El odio se ha hecho fuerte en nosotros y lo dejamos fluir a todas horas por las carreteras que nunca duermen, por las venas digitales. Es este uno de los momentos de mayor crispación en la Red y se nota en el odio que emerge como lo hace la punta de un iceberg sobre el nivel del mar. Hay más insultos que nunca, más quejas que nunca, más cerrazón que nunca. También hay más mentiras, más desinformación y más envalentonados. Abusos de todo tipo jaleados por incautos e impresentables. Perfiles falsos y otros que, precisamente por tener detrás a paisanos de carne y hueso, se emplean para denunciar conductas que no por incívicas e insolidarias dan derecho a convertirnos en la Gestapo del pajarito azul o del pulgar hacia arriba. Todo esto mientras fuera de las redes se libra otra batalla y mucho más real: la de la supervivencia física y social.

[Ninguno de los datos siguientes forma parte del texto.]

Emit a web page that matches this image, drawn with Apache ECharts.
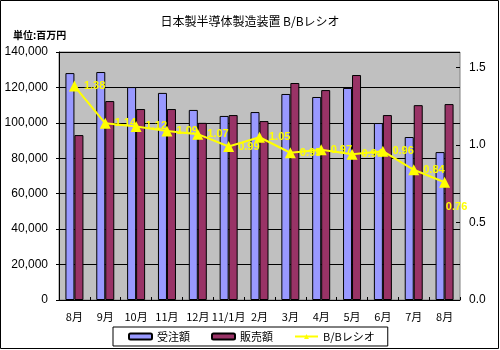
<!DOCTYPE html>
<html><head><meta charset="utf-8">
<script src="https://cdn.jsdelivr.net/npm/echarts@6/dist/echarts.min.js"></script>
<style>html,body{margin:0;padding:0;background:#fff}#c{width:500px;height:350px}</style>
</head><body><div id="c"></div>
<script>
const categories = ['8月','9月','10月','11月','12月','11/1月','2月','3月','4月','5月','6月','7月','8月'];
const orders = [128100,128700,120200,116900,107300,103900,106100,116300,114600,119700,99900,92000,83500];
const sales = [93100,112300,107800,107800,100000,104400,101000,122500,118500,127000,104400,110000,110600];
const ratio = [1.38,1.14,1.12,1.09,1.07,0.99,1.05,0.95,0.97,0.94,0.96,0.84,0.76];
const leftTicks = [0,20000,40000,60000,80000,100000,120000,140000];
const rightTicks = [0,0.5,1.0,1.5];

const font = "'Noto Sans CJK JP', 'Liberation Sans', sans-serif";
function comma(v){return String(v).replace(/\B(?=(\d{3})+(?!\d))/g, ',');}

const chart = echarts.init(document.getElementById('c'), null, {renderer:'canvas'});
chart.setOption({
  animation:false,
  backgroundColor:'#ffffff',
  textStyle:{fontFamily:font},
  title:{text:'日本製半導体製造装置 B/Bレシオ', left:'center', top:10,
    textStyle:{fontSize:12, fontWeight:'normal', color:'#000', fontFamily:font}},
  graphic:[
    {type:'rect', shape:{x:0.5,y:0.5,width:498,height:348}, style:{fill:'none', stroke:'#000', lineWidth:1}, silent:true},
    {type:'text', left:13, top:30, style:{text:'単位:百万円', font:'bold 10px '+font, fill:'#000'}}
  ],
  grid:{left:59, right:40, top:52, bottom:50, show:true, backgroundColor:'#c0c0c0', borderColor:'#808080', borderWidth:1},
  legend:{
    left:113, top:327, padding:[4,13,4,15], itemGap:21, itemWidth:23, itemHeight:6,
    borderColor:'#000', borderWidth:1, backgroundColor:'#fff',
    textStyle:{fontSize:11, color:'#000', fontFamily:font},
    data:['受注額','販売額','B/Bレシオ']
  },
  xAxis:{type:'category', data:categories,
    axisLine:{lineStyle:{color:'#000'}},
    axisTick:{show:true, inside:true, length:3, lineStyle:{color:'#000'}},
    axisLabel:{color:'#000', fontSize:11, margin:11, interval:0, fontFamily:font}},
  yAxis:[
    {type:'value', min:0, max:140000, interval:20000,
      axisLine:{show:true, lineStyle:{color:'#000'}},
      axisTick:{show:true, length:3, lineStyle:{color:'#000'}},
      splitLine:{show:true, lineStyle:{color:'#000', width:1}},
      axisLabel:{color:'#000', fontSize:12, margin:11, fontFamily:"'Liberation Sans', sans-serif", formatter:v=>comma(v)}},
    {type:'value', min:0, max:1.6, interval:0.5, position:'right',
      axisLine:{show:false},
      axisTick:{show:true, inside:true, length:4, lineStyle:{color:'#000'}, customValues:rightTicks},
      splitLine:{show:false},
      axisLabel:{color:'#000', fontSize:12, margin:9, fontFamily:"'Liberation Sans', sans-serif", customValues:rightTicks, formatter:v=>v.toFixed(1)}}
  ],
  series:[
    {name:'受注額', type:'bar', data:orders, barWidth:9, barGap:'0%',
      itemStyle:{color:'#9999ff', borderColor:'#000', borderWidth:1}},
    {name:'販売額', type:'bar', data:sales, barWidth:9, barGap:'0%',
      itemStyle:{color:'#993366', borderColor:'#000', borderWidth:1}},
    {name:'B/Bレシオ', type:'line', yAxisIndex:1, data:ratio.map((v,i)=> i===ratio.length-1 ? {value:v, label:{position:'bottom', offset:[12,10]}} : v),
      symbol:'triangle', symbolSize:11,
      lineStyle:{color:'#ffff00', width:2}, itemStyle:{color:'#ffff00'},
      label:{show:true, position:'right', distance:4, color:'#ffff00', fontWeight:'bold', fontSize:11,
        fontFamily:"'Liberation Sans', sans-serif", formatter:p=>p.value.toFixed(2)}}
  ]
});
</script></body></html>
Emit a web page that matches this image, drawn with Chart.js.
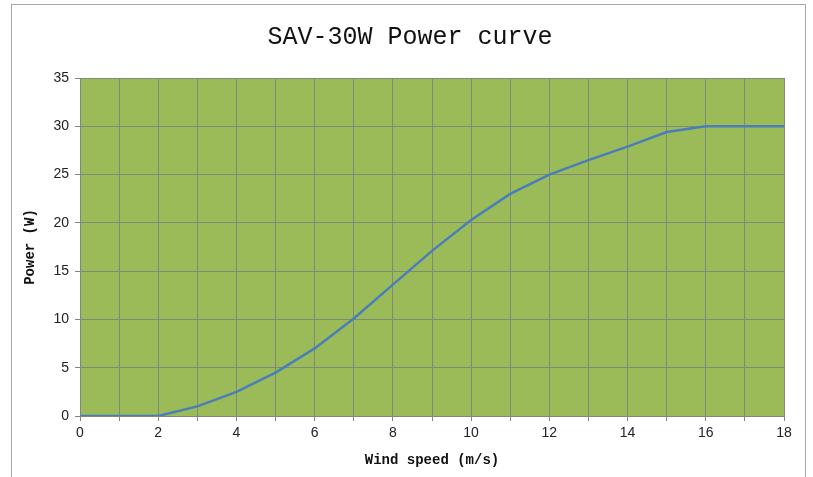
<!DOCTYPE html>
<html>
<head>
<meta charset="utf-8">
<script src="https://cdn.jsdelivr.net/npm/chart.js@4/dist/chart.umd.min.js"></script>
<style>
  html, body { margin: 0; padding: 0; background: #fff; }
  #wrap { width: 813px; height: 477px; position: relative; }
</style>
</head>
<body>
<div id="wrap"><canvas id="myChart" width="813" height="477"></canvas></div>
<script>
// dati
const windSpeed = [0, 1, 2, 3, 4, 5, 6, 7, 8, 9, 10, 11, 12, 13, 14, 15, 16, 17, 18];
const power = [0, 0, 0, 1.0, 2.5, 4.5, 7.0, 10.1, 13.6, 17.1, 20.3, 23.0, 25.0, 26.5, 27.9, 29.4, 30, 30, 30];
const titleText = 'SAV-30W Power curve';
const xTitle = 'Wind speed (m/s)';
const yTitle = 'Power (W)';

const gridColor = '#7f8a78';

// sfondo verde dell'area del grafico + cornice esterna
const plotBg = {
  id: 'plotBg',
  beforeDraw(chart) {
    const c = chart.ctx;
    const a = chart.chartArea;
    c.save();
    c.strokeStyle = '#a8a8a8';
    c.lineWidth = 1;
    c.strokeRect(11.5, 4.5, 794, 500);
    c.fillStyle = '#9bbb59';
    c.fillRect(a.left, a.top, a.right - a.left, a.bottom - a.top);
    c.restore();
  }
};

const ctx = document.getElementById('myChart').getContext('2d');
const myChart = new Chart(ctx, {
  type: 'line',
  data: {
    datasets: [{
      data: windSpeed.map((x, i) => ({ x: x, y: power[i] })),
      borderColor: '#4a7ebb',
      borderWidth: 2.5,
      pointRadius: 0,
      tension: 0,
      fill: false
    }]
  },
  options: {
    responsive: false,
    animation: false,
    // padding sinistro per centrare il titolo come nell'originale
    layout: { padding: { left: 36, right: 29, top: 0, bottom: 0 } },
    plugins: {
      legend: { display: false },
      tooltip: { enabled: false },
      title: {
        display: true,
        text: titleText,
        color: '#111',
        font: { family: 'Liberation Mono', size: 25, weight: 'normal', lineHeight: 1.2 },
        padding: { top: 22, bottom: 26 }
      }
    },
    scales: {
      x: {
        type: 'linear',
        min: 0,
        max: 18,
        afterFit(scale) { scale.height = 61; },
        ticks: {
          stepSize: 1,
          autoSkip: false,
          maxRotation: 0,
          padding: 4,
          color: '#222',
          font: { family: 'Liberation Sans', size: 14 },
          callback: v => (v % 2 === 0 ? v : '')
        },
        grid: { color: gridColor, tickLength: 5, lineWidth: 1 },
        border: { color: gridColor },
        title: {
          display: true,
          text: xTitle,
          color: '#111',
          font: { family: 'Liberation Mono', size: 14, weight: 'bold', lineHeight: 1.2 },
          padding: { top: 0, bottom: 8 }
        }
      },
      y: {
        min: 0,
        max: 35,
        afterFit(scale) { scale.width = 44; },
        ticks: {
          stepSize: 5,
          padding: 6,
          color: '#222',
          font: { family: 'Liberation Sans', size: 14 }
        },
        grid: { color: gridColor, tickLength: 5, lineWidth: 1 },
        border: { color: gridColor },
        title: {
          display: true,
          text: yTitle,
          color: '#111',
          font: { family: 'Liberation Mono', size: 14, weight: 'bold', lineHeight: 1.2 },
          padding: { top: -14.4, bottom: 0 }
        }
      }
    }
  },
  plugins: [plotBg]
});
</script>
</body>
</html>
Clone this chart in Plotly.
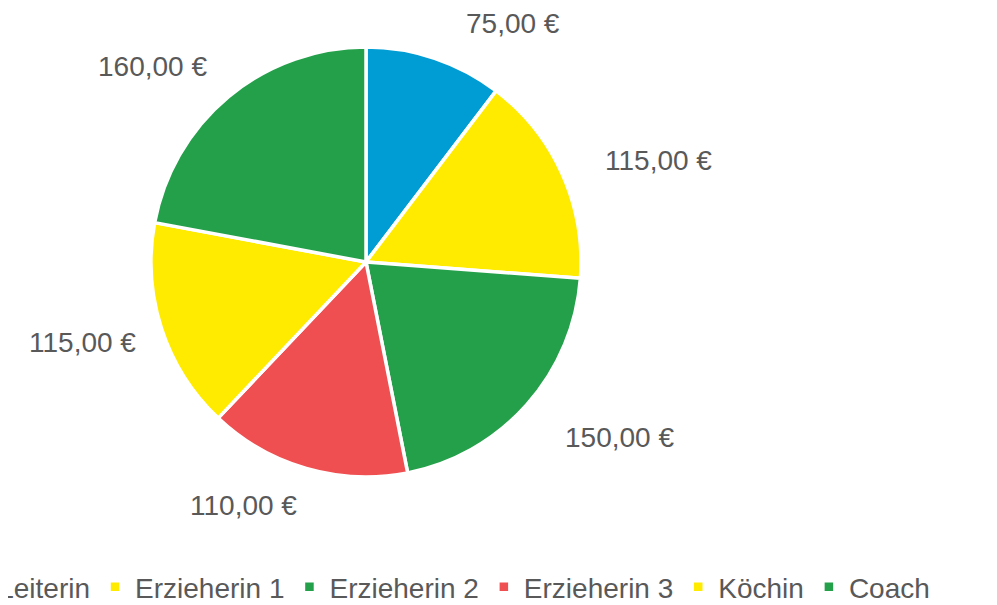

Podemos odiar vía tweet y vía post, podemos quejarnos y protestar —faltaría más—, podemos censurar las actuaciones reprobables, podemos expresarnos libremente porque mientras no gobiernen los del partido nostálgico y sus secuaces, el artículo 20 seguirá por encima de sus patrióticas ansias de mordaza. Podemos y debemos decir aquello que sentimos y que necesitamos sacar de dentro, pero tampoco nos haría daño poner algo de coto al odio. Quizás podríamos plantearnos que vivimos una situación excepcional, sin precedentes ni horizonte conocido, que cada día nos enfrenta a un nuevo reto, a nuevas necesidades, a nuevas trabas. Que siempre fue mucho más fácil criticar que actuar, y censurar que construir. Que podemos hacernos mucho daño odiando tanto y que la bilis que segregamos se convierte en un veneno que nos consume más aún cuando no podemos ni siquiera estirar las piernas por el parque. Además, puestos a odiar, mejor hacerlo bien. Mejor hagámoslo olvidando que aquellos a los que despellejamos también tienen familia, amigos y hasta puede que amor propio. Mucho mejor hacerlo obviando que existen hogares, familias y personas en situaciones muy distintas a la nuestra. Y sobre todo, olvidemos que la falta de sentido común es la segunda pandemia más peligrosa que nos asola.